HMAC-SHA256
The right way to authenticate a message with a shared secret. AWS V4 signatures, Stripe webhooks, JWT HS256: all HMAC-SHA256 underneath.
By Deepak Gupta ·
HMAC (Hash-based Message Authentication Code) is the canonical way to combine a secret key and an arbitrary message into an authentication tag.
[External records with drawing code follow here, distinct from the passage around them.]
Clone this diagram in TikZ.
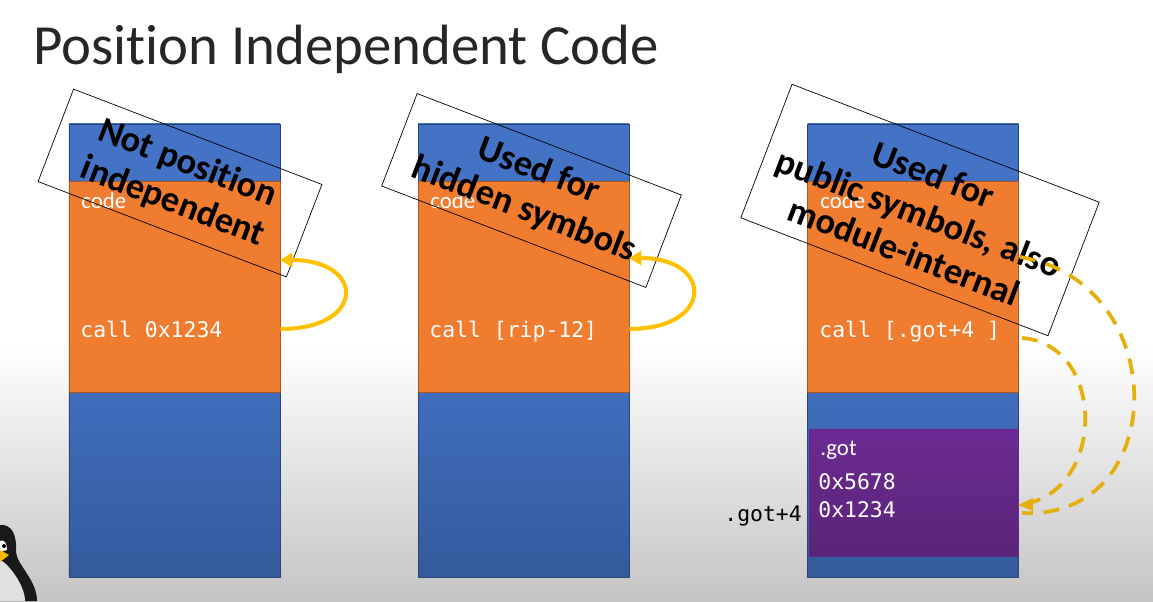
\documentclass[tikz,border=0pt]{standalone}
\usepackage{fontspec}
\setmainfont[Ligatures=CommonOff]{Carlito}
\setmonofont{DejaVu Sans Mono}
\usetikzlibrary{arrows.meta}
\definecolor{stackblue}{HTML}{4472C4}
\definecolor{stackdark}{HTML}{335A9C}
\definecolor{codeorange}{HTML}{F07C30}
\definecolor{gotpurple}{HTML}{6C2B94}
\definecolor{gotdark}{HTML}{5A2477}
\definecolor{jumpyellow}{HTML}{FFC000}
\definecolor{dashyellow}{HTML}{E5AE08}
\pgfdeclareverticalshading{stackfade}{100bp}{color(0bp)=(stackdark); color(25bp)=(stackdark); color(50.6bp)=(stackblue); color(100bp)=(stackblue)}

\begin{document}
\begin{tikzpicture}[x=0.2mm, y=-0.2mm,
  stackbox/.style={draw=stackblue!60!black, shading=stackfade, minimum width=4.22cm, minimum height=9.06cm, inner sep=0pt},
  codebox/.style={draw=codeorange!70!black, fill=codeorange, minimum width=4.22cm, minimum height=4.22cm, inner sep=0pt},
  gotbox/.style={draw=gotpurple!90!black, top color=gotpurple, bottom color=gotdark, minimum width=4.18cm, minimum height=2.54cm, inner sep=0pt},
  notebox/.style={draw=black, thin, rotate=-21, align=center, inner sep=0pt, font=\fontsize{20.7}{23.5}\selectfont\bfseries},
  codelabel/.style={anchor=base west, text=white, inner sep=0pt, font=\fontsize{13}{14}\selectfont},
  asmlabel/.style={anchor=base west, text=white, inner sep=0pt, font=\ttfamily\fontsize{12.2}{14}\selectfont},
  jump/.style={jumpyellow, line width=2.3pt, -{Triangle[length=7pt,width=8pt]}},
  dashjump/.style={dashyellow, line width=2.1pt, dash pattern=on 9pt off 6pt}]
\useasboundingbox (0,0) rectangle (1153,601);
\fill[white] (0,0) rectangle (1153,345);
\shade[top color=white, bottom color=black!23] (0,345) rectangle (1153,601);

\node (title) [anchor=base west, inner sep=0pt, text=black!85, font=\fontsize{32.3}{36}\selectfont] at (33,64) {Position Independent Code};

\fill[black!90] (0,525) .. controls (12,524) and (17,535) .. (16,552) .. controls (17,565) and (37,580) .. (37,601) -- (0,601) -- cycle;
\fill[black!12] (0,560) .. controls (8,563) and (25,585) .. (25,601) -- (0,601) -- cycle;
\fill[white] (0,541) .. controls (4,539) and (7,543) .. (7,550) -- (0,552) -- cycle;
\fill[black] (4,546) circle (2);
\fill[jumpyellow!90!orange] (0,550) -- (9,555) -- (0,562) -- cycle;

\node (stackA) [stackbox] at (174.5,350.5) {};
\node (codeA) [codebox] at (174.5,286.5) {};
\node (stackB) [stackbox] at (523.5,350.5) {};
\node (codeB) [codebox] at (523.5,286.5) {};
\node (stackC) [stackbox] at (913,350.5) {};
\node (codeC) [codebox] at (913,286.5) {};
\node (gotC) [gotbox] at (913.5,492.5) {};

\node (codeTextA) [codelabel] at (81,208) {code};
\node (codeTextB) [codelabel] at (430,208) {code};
\node (codeTextC) [codelabel] at (820,208) {code};
\node (callA) [asmlabel] at (80,337) {call 0x1234};
\node (callB) [asmlabel] at (429,337) {call [rip-12]};
\node (callC) [asmlabel] at (819,337) {call [.got+4 ]};
\node (gotName) [codelabel] at (820,455) {.got};
\node (gotFirst) [asmlabel] at (818,489) {0x5678};
\node (gotSecond) [asmlabel] at (818,517) {0x1234};
\node (gotOffset) [asmlabel, text=black] at (724,521) {.got+4};

\node (noteA) [notebox, minimum width=5.32cm, minimum height=1.98cm] at (180,183) {Not position\\independent};
\node (noteB) [notebox, minimum width=5.66cm, minimum height=1.98cm] at (531.5,190.5) {Used for\\hidden symbols};
\node (noteC) [notebox, minimum width=6.58cm, minimum height=2.86cm] at (920,210) {\rule{0pt}{18pt}Used for\\public symbols, also\\module-internal};

\coordinate (backA) at (280,260);
\coordinate (backB) at (629,258);
\coordinate (outC) at (1020,257);
\coordinate (slotC) at (1018,505);
\coordinate (slotOuter) at (1022,513);
\coordinate (startA) at (codeA.east |- 0,329);
\coordinate (startB) at (codeB.east |- 0,329);
\coordinate (startC) at (1022,338);

\draw[jump] (startA) .. controls (366,329) and (366,260) .. (backA);
\draw[jump] (startB) .. controls (714,329) and (714,258) .. (backB);
\draw[dashjump] (startC) .. controls (1107,344) and (1107,496) .. (slotC);
\fill[dashyellow] (1018,505) -- (1033,498) -- (1033,511) -- cycle;
\draw[dashjump] (outC) .. controls (1172,282) and (1172,520) .. (slotOuter);
\end{tikzpicture}
\end{document}
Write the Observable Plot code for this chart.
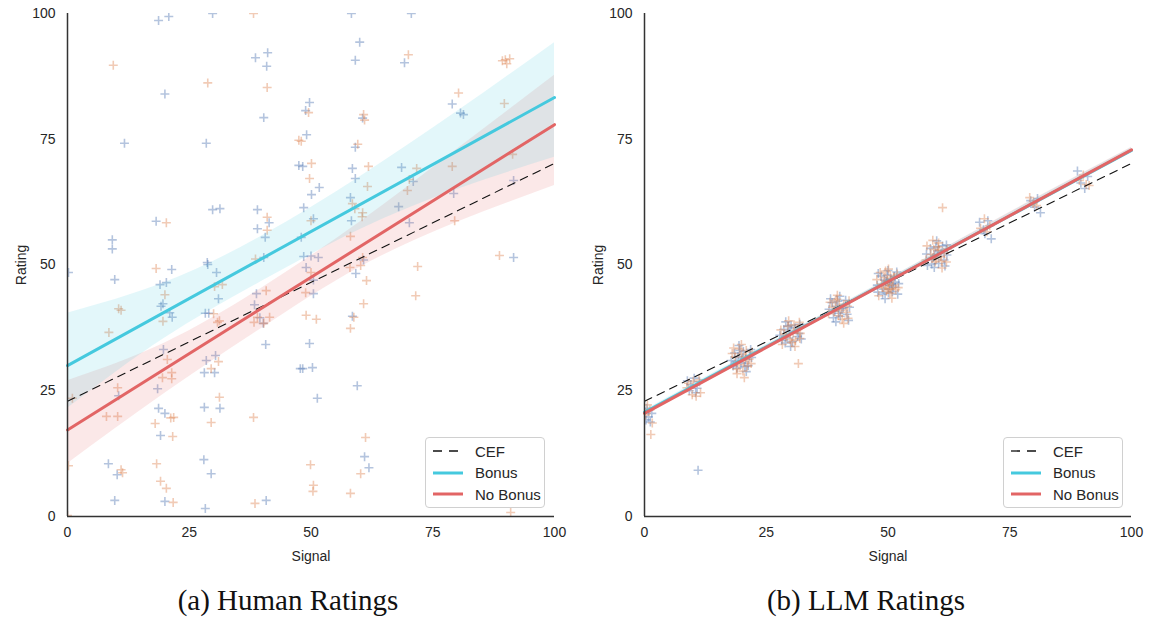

The construction is intentionally simple: `HMAC(k, m) = H((k ⊕ opad) || H((k ⊕ ipad) || m))`. The double-hash with two padded keys neutralizes length-extension attacks on the underlying hash, which is why you never want to roll your own `H(key || message)`: that pattern *is* exploitable on SHA-2. HMAC-SHA256 is the default for new API signing schemes (AWS V4, Stripe webhooks, GitHub webhooks, JWT HS256). If you're picking between HMAC-SHA256 and Poly1305 / GMAC / BLAKE3-keyed, HMAC-SHA256 is the safest interoperable choice; the others are faster but harder to glue into existing ecosystems.
Recommended uses
- ·API request signing (AWS-V4-style)
- ·Webhook payload verification
- ·JWT HS256 / HS512 signing
- ·Anywhere you need MAC semantics over an existing hash
Known attacks / caveats
- ·None practical against HMAC-SHA256.
Designed by
Bellare, Canetti, Krawczyk, published 1996.